**Information supplied:**
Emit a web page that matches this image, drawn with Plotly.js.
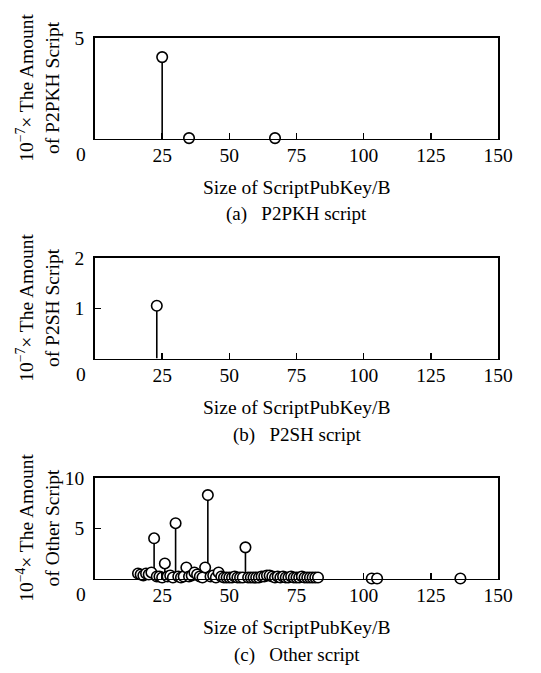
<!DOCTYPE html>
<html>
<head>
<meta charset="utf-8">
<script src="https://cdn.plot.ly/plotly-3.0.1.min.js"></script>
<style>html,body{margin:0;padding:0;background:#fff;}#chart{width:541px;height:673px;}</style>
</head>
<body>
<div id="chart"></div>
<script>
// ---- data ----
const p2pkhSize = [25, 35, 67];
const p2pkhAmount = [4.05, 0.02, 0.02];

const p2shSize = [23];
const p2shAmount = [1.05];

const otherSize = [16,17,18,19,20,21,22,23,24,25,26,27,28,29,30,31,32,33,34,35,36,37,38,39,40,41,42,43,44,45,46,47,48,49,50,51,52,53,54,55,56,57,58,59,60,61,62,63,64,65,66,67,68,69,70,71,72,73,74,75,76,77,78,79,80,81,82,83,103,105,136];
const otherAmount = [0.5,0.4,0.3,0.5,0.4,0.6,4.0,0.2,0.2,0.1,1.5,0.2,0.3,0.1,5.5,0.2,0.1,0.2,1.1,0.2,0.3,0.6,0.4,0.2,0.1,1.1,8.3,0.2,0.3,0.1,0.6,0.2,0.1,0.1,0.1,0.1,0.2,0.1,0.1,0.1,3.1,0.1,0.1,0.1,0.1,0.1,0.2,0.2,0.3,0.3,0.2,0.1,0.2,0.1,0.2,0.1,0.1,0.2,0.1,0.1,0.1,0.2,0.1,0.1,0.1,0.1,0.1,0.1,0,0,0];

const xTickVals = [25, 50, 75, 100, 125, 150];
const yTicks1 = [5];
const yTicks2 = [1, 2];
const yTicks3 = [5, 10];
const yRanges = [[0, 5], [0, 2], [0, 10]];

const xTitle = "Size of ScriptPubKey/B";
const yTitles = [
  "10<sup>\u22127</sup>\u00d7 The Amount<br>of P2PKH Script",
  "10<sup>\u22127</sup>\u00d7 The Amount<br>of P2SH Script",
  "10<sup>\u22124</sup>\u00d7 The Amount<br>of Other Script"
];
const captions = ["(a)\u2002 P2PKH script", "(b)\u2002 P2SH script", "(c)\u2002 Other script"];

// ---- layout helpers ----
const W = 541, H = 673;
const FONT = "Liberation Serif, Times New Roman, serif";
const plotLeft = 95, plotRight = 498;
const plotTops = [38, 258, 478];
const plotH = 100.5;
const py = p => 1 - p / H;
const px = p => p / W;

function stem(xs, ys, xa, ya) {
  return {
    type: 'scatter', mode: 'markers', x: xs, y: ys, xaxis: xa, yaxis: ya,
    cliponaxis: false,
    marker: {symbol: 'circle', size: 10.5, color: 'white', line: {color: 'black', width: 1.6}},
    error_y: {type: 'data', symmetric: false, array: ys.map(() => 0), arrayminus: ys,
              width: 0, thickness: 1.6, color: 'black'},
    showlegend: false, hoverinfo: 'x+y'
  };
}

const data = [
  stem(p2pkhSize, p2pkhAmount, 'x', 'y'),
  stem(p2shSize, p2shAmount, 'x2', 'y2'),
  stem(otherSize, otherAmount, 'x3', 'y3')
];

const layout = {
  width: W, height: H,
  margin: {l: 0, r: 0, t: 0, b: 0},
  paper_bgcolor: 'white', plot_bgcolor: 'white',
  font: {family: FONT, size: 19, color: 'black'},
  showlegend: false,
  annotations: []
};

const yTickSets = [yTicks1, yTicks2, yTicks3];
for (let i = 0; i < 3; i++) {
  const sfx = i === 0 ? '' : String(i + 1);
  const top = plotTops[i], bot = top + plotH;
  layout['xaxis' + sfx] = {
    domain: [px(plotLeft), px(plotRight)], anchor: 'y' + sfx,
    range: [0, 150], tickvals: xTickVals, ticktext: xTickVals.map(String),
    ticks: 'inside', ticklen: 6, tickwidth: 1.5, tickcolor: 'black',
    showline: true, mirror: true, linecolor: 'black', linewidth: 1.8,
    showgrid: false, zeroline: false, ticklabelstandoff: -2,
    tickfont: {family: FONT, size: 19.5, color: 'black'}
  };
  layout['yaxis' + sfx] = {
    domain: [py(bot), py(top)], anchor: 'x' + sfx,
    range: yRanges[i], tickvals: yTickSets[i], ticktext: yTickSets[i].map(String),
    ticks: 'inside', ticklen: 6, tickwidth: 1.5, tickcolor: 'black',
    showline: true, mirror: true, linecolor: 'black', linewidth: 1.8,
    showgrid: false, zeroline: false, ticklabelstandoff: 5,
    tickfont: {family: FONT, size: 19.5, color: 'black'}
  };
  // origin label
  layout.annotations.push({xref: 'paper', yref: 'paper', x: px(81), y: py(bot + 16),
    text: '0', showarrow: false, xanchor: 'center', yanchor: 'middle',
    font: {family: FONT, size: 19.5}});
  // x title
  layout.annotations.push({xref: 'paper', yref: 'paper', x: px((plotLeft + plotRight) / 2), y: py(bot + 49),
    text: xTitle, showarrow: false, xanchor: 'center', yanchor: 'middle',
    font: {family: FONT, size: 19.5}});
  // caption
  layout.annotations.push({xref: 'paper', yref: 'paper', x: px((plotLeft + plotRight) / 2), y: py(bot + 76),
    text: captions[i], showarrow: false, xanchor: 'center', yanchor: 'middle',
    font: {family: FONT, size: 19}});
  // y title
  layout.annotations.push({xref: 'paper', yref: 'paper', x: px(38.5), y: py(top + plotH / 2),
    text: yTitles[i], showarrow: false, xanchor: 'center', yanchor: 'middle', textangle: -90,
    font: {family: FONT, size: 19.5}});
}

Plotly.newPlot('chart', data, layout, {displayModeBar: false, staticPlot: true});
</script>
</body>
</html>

**Written task:** Write out an exact copy of the listing, first line through the line containing "const p2shAmount = [1.05];", with the pictures left out.

**Task solution:**
Emit a web page that matches this image, drawn with Plotly.js.
<!DOCTYPE html>
<html>
<head>
<meta charset="utf-8">
<script src="https://cdn.plot.ly/plotly-3.0.1.min.js"></script>
<style>html,body{margin:0;padding:0;background:#fff;}#chart{width:541px;height:673px;}</style>
</head>
<body>
<div id="chart"></div>
<script>
// ---- data ----
const p2pkhSize = [25, 35, 67];
const p2pkhAmount = [4.05, 0.02, 0.02];

const p2shSize = [23];
const p2shAmount = [1.05];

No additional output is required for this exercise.